_What is needed_.
Write out all the lines again, precisely as they stand, but without the images.

_Collected data_.
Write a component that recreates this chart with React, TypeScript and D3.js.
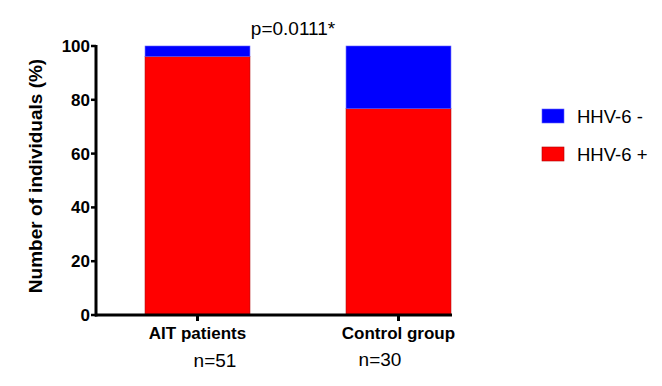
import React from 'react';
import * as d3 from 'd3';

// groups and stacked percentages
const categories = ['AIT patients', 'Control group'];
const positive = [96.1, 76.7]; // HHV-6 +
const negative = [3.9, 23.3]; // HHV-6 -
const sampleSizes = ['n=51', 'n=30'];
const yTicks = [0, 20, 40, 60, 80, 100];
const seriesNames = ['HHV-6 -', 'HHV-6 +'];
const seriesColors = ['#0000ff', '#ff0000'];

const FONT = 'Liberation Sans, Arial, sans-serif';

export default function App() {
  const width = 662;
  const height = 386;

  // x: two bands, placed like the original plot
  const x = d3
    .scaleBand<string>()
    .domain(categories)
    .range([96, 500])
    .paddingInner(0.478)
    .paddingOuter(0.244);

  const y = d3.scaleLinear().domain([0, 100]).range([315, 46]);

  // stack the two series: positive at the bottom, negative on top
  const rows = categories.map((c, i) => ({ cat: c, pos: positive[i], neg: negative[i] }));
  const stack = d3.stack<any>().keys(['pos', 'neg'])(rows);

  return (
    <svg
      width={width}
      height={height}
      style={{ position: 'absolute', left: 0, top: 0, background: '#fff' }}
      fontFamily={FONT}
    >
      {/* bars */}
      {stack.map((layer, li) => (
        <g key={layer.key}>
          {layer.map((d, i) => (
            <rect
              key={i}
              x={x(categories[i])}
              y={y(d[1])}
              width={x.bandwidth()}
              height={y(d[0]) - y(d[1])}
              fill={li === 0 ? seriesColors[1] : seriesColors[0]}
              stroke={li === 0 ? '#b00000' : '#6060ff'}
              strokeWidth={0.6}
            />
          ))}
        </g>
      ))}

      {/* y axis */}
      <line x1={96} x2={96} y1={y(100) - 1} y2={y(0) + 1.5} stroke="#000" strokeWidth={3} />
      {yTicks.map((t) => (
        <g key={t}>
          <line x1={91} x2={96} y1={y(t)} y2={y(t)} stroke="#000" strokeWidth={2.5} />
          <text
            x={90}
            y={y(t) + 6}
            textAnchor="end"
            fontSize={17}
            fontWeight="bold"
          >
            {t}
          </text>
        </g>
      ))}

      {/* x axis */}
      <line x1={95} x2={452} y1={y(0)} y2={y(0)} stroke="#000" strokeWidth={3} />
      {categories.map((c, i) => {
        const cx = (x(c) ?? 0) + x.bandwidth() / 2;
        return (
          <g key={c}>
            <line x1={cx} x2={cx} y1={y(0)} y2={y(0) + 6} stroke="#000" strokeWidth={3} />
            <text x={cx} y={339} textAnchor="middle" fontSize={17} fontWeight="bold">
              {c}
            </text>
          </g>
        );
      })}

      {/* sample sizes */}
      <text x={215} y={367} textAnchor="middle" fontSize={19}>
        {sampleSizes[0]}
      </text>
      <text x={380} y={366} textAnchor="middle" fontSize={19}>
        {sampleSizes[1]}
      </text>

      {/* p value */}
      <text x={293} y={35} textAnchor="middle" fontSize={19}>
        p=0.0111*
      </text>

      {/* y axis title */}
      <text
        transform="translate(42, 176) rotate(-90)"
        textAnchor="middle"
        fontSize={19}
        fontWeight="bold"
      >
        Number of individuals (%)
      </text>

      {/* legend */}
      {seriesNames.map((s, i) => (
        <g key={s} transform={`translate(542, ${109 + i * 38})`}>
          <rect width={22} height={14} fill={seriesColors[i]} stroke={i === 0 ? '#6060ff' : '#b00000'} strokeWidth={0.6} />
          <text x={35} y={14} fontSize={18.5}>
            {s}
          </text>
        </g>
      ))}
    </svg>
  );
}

_Written answer_.
Write a component that recreates this chart with React, TypeScript and D3.js.
import React from 'react';
import * as d3 from 'd3';

// groups and stacked percentages
const categories = ['AIT patients', 'Control group'];
const positive = [96.1, 76.7]; // HHV-6 +
const negative = [3.9, 23.3]; // HHV-6 -
const sampleSizes = ['n=51', 'n=30'];
const yTicks = [0, 20, 40, 60, 80, 100];
const seriesNames = ['HHV-6 -', 'HHV-6 +'];
const seriesColors = ['#0000ff', '#ff0000'];

const FONT = 'Liberation Sans, Arial, sans-serif';

export default function App() {
  const width = 662;
  const height = 386;

  // x: two bands, placed like the original plot
  const x = d3
    .scaleBand<string>()
    .domain(categories)
    .range([96, 500])
    .paddingInner(0.478)
    .paddingOuter(0.244);

  const y = d3.scaleLinear().domain([0, 100]).range([315, 46]);

  // stack the two series: positive at the bottom, negative on top
  const rows = categories.map((c, i) => ({ cat: c, pos: positive[i], neg: negative[i] }));
  const stack = d3.stack<any>().keys(['pos', 'neg'])(rows);

  return (
    <svg
      width={width}
      height={height}
      style={{ position: 'absolute', left: 0, top: 0, background: '#fff' }}
      fontFamily={FONT}
    >
      {/* bars */}
      {stack.map((layer, li) => (
        <g key={layer.key}>
          {layer.map((d, i) => (
            <rect
              key={i}
              x={x(categories[i])}
              y={y(d[1])}
              width={x.bandwidth()}
              height={y(d[0]) - y(d[1])}
              fill={li === 0 ? seriesColors[1] : seriesColors[0]}
              stroke={li === 0 ? '#b00000' : '#6060ff'}
              strokeWidth={0.6}
            />
          ))}
        </g>
      ))}

      {/* y axis */}
      <line x1={96} x2={96} y1={y(100) - 1} y2={y(0) + 1.5} stroke="#000" strokeWidth={3} />
      {yTicks.map((t) => (
        <g key={t}>
          <line x1={91} x2={96} y1={y(t)} y2={y(t)} stroke="#000" strokeWidth={2.5} />
          <text
            x={90}
            y={y(t) + 6}
            textAnchor="end"
            fontSize={17}
            fontWeight="bold"
          >
            {t}
          </text>
        </g>
      ))}

      {/* x axis */}
      <line x1={95} x2={452} y1={y(0)} y2={y(0)} stroke="#000" strokeWidth={3} />
      {categories.map((c, i) => {
        const cx = (x(c) ?? 0) + x.bandwidth() / 2;
        return (
          <g key={c}>
            <line x1={cx} x2={cx} y1={y(0)} y2={y(0) + 6} stroke="#000" strokeWidth={3} />
            <text x={cx} y={339} textAnchor="middle" fontSize={17} fontWeight="bold">
              {c}
            </text>
          </g>
        );
      })}

      {/* sample sizes */}
      <text x={215} y={367} textAnchor="middle" fontSize={19}>
        {sampleSizes[0]}
      </text>
      <text x={380} y={366} textAnchor="middle" fontSize={19}>
        {sampleSizes[1]}
      </text>

      {/* p value */}
      <text x={293} y={35} textAnchor="middle" fontSize={19}>
        p=0.0111*
      </text>

      {/* y axis title */}
      <text
        transform="translate(42, 176) rotate(-90)"
        textAnchor="middle"
        fontSize={19}
        fontWeight="bold"
      >
        Number of individuals (%)
      </text>

      {/* legend */}
      {seriesNames.map((s, i) => (
        <g key={s} transform={`translate(542, ${109 + i * 38})`}>
          <rect width={22} height={14} fill={seriesColors[i]} stroke={i === 0 ? '#6060ff' : '#b00000'} strokeWidth={0.6} />
          <text x={35} y={14} fontSize={18.5}>
            {s}
          </text>
        </g>
      ))}
    </svg>
  );
}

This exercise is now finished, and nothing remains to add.